Friday, November 9, 2018
Coolidge - Mezz Level (Marriott Wardman Park)

*Names in bold indicate Presenter

Lindsey Rose Bullinger, Indiana University

Low-income parents who face substantial debt and wage withholding are less willing and able to cooperate with child support enforcement agencies (Bartfeld, 2005; Waller & Plotnick, 2001). Greater medical debt, in particular, substantially reduces child support payments by noncustodial fathers (Cancian, Heinrich, & Chung, 2013). To improve child support payment compliance, there may then be potential value in pursuing public policy channels that improve the financial well-being of non-custodial parents and are beyond the scope of traditional enforcement tools.

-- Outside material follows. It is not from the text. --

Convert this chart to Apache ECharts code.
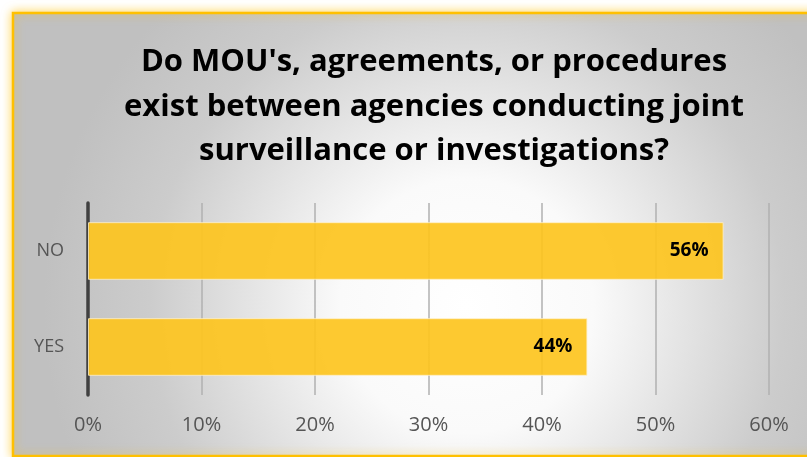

Under the Affordable Care Act (ACA), roughly half of all states expanded Medicaid coverage to nonelderly, non-disabled adults without dependent children whose income was below 138 percent of the federal poverty line (FPL). These Medicaid expansions improved health insurance rates and health outcomes, especially among men without dependent children (including noncustodial fathers) and low-income custodial fathers (Dworsky & Eibner, 2016; Gates, McMorrow, Kenney, & Karpman, 2016; Simon, Soni, & Cawley, 2017).

A quickly growing literature is also showing improvements in financial well-being from these Medicaid expansions, including lower debt, fewer delinquencies, and improved credit (Allen, Swanson, Wang, & Gross, 2017; Brevoort, Grodzicki, & Hackmann, 2017; Fitzpatrick & Fizpatrick, 2017; Hu, Kaestner, Mazumder, Miller, & Wong, 2016), all of which may improve the ability to pay child support.

Finally, there may also be a variety of programmatic effects of Medicaid expansions on child support payments such as administrative efficiencies for both programs, changes in how child support payments and income are treated in determining Medicaid eligibility, and having to establish a medical support obligation as part of a child support order for parents newly eligible for Medicaid. With substantial overlap in the population that is typically obligated to pay child support and the population that has strongly benefited from the ACA Medicaid expansions, there may be potential implications for child support enforcement.

In this study, I examine the effect of public health insurance eligibility on a variety of child support outcomes. I exploit state-level variation in ACA Medicaid expansion to compare child support outcomes in Medicaid expansion states to non-expansion states before and after the expansions. I utilize aggregate data from the Office of Child Support Enforcement (OCSE), supplemented with individual-level data from the American Community Survey (ACS). I will also conduct semi-structured interviews with state Medicaid and child support enforcement offices to understand the mechanisms through which Medicaid expansion has affected child support.

Preliminary results suggest Medicaid expansions increased the rate of current support distributed, the percent of cases with a health insurance order, and the percent of cases in which health insurance was provided as ordered. The results of this study are important for understanding how public policy beyond traditional child support enforcement levers affects child support outcomes. This study is also timely in that it contributes to growing literatures on cross-program interactions between large social programs in the U. S. and the non-health effects of ACA Medicaid expansion.